== Exercise prompt ==
The required output is the exact run of lines from the line containing "Give me the matplotlib source for this chart." to the line containing "plt.rcParams['axes.labelcolor'] = '#333333'", inclusive, and nothing besides.

== Material provided ==
------
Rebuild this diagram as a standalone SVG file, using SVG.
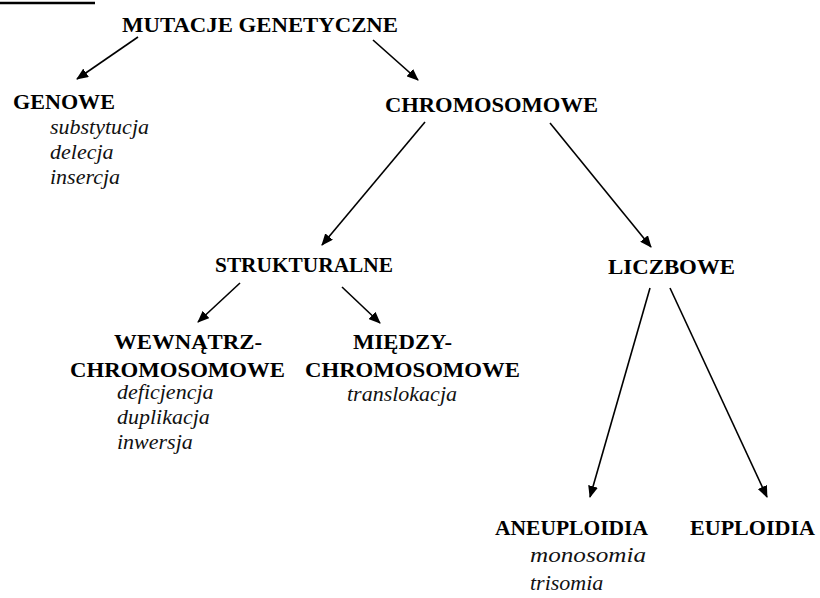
------
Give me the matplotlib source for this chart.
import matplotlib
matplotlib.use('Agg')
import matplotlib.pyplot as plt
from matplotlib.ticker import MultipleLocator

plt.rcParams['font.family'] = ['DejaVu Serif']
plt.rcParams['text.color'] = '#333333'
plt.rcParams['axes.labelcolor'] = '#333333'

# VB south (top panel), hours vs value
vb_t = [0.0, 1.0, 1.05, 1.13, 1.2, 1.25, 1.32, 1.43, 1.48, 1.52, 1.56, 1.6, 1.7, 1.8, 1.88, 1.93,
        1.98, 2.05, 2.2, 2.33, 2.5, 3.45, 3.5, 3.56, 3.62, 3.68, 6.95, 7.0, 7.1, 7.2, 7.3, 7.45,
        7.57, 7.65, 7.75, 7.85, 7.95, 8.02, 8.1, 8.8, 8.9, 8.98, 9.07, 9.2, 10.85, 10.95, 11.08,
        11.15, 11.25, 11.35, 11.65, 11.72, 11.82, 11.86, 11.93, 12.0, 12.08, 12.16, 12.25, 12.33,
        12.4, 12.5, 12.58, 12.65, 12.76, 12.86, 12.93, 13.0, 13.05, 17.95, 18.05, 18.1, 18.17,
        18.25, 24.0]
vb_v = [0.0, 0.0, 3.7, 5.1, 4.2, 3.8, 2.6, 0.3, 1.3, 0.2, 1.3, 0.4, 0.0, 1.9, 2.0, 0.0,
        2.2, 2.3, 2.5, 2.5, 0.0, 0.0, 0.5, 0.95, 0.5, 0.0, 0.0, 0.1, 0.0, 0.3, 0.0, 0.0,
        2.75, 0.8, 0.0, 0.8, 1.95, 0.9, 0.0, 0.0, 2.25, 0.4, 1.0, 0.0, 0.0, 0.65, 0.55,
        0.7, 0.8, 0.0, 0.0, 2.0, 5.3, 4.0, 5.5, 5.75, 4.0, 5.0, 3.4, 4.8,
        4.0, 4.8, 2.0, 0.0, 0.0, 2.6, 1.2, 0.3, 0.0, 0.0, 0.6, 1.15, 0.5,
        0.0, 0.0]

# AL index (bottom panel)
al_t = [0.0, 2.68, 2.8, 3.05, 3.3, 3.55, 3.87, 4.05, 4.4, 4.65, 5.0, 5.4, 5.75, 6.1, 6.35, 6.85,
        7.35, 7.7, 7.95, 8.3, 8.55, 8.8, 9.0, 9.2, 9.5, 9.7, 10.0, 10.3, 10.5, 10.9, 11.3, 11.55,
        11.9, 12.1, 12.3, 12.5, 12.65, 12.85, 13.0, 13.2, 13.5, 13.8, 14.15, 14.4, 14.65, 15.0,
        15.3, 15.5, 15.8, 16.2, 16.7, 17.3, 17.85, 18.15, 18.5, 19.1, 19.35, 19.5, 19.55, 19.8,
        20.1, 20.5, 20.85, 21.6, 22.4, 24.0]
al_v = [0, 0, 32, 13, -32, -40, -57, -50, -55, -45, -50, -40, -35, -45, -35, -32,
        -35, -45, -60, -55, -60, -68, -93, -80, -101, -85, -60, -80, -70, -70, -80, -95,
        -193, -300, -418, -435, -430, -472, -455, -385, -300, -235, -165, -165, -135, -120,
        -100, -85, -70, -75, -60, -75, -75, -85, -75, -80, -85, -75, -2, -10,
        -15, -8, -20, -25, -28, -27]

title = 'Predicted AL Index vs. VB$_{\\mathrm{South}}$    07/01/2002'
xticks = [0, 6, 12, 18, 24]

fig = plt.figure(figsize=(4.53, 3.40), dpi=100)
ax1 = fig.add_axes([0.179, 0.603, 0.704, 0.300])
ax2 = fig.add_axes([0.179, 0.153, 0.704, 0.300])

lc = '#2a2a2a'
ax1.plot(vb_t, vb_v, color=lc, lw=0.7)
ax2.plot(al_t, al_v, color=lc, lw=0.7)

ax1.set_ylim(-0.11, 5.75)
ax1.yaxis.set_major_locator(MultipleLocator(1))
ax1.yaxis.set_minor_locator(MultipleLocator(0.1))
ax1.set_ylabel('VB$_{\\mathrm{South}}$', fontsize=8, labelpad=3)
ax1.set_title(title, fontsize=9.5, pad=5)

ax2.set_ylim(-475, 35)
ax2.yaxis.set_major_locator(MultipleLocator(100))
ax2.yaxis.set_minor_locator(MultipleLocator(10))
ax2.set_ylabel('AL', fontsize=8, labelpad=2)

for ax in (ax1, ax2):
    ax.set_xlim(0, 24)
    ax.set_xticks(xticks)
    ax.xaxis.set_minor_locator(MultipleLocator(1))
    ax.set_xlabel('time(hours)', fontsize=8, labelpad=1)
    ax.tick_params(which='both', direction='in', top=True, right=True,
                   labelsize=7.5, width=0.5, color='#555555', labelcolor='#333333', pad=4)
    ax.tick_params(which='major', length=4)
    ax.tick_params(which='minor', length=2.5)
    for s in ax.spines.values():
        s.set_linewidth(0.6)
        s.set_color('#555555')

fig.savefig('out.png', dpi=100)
------
== Problem solution ==
Give me the matplotlib source for this chart.
import matplotlib
matplotlib.use('Agg')
import matplotlib.pyplot as plt
from matplotlib.ticker import MultipleLocator

plt.rcParams['font.family'] = ['DejaVu Serif']
plt.rcParams['text.color'] = '#333333'
plt.rcParams['axes.labelcolor'] = '#333333'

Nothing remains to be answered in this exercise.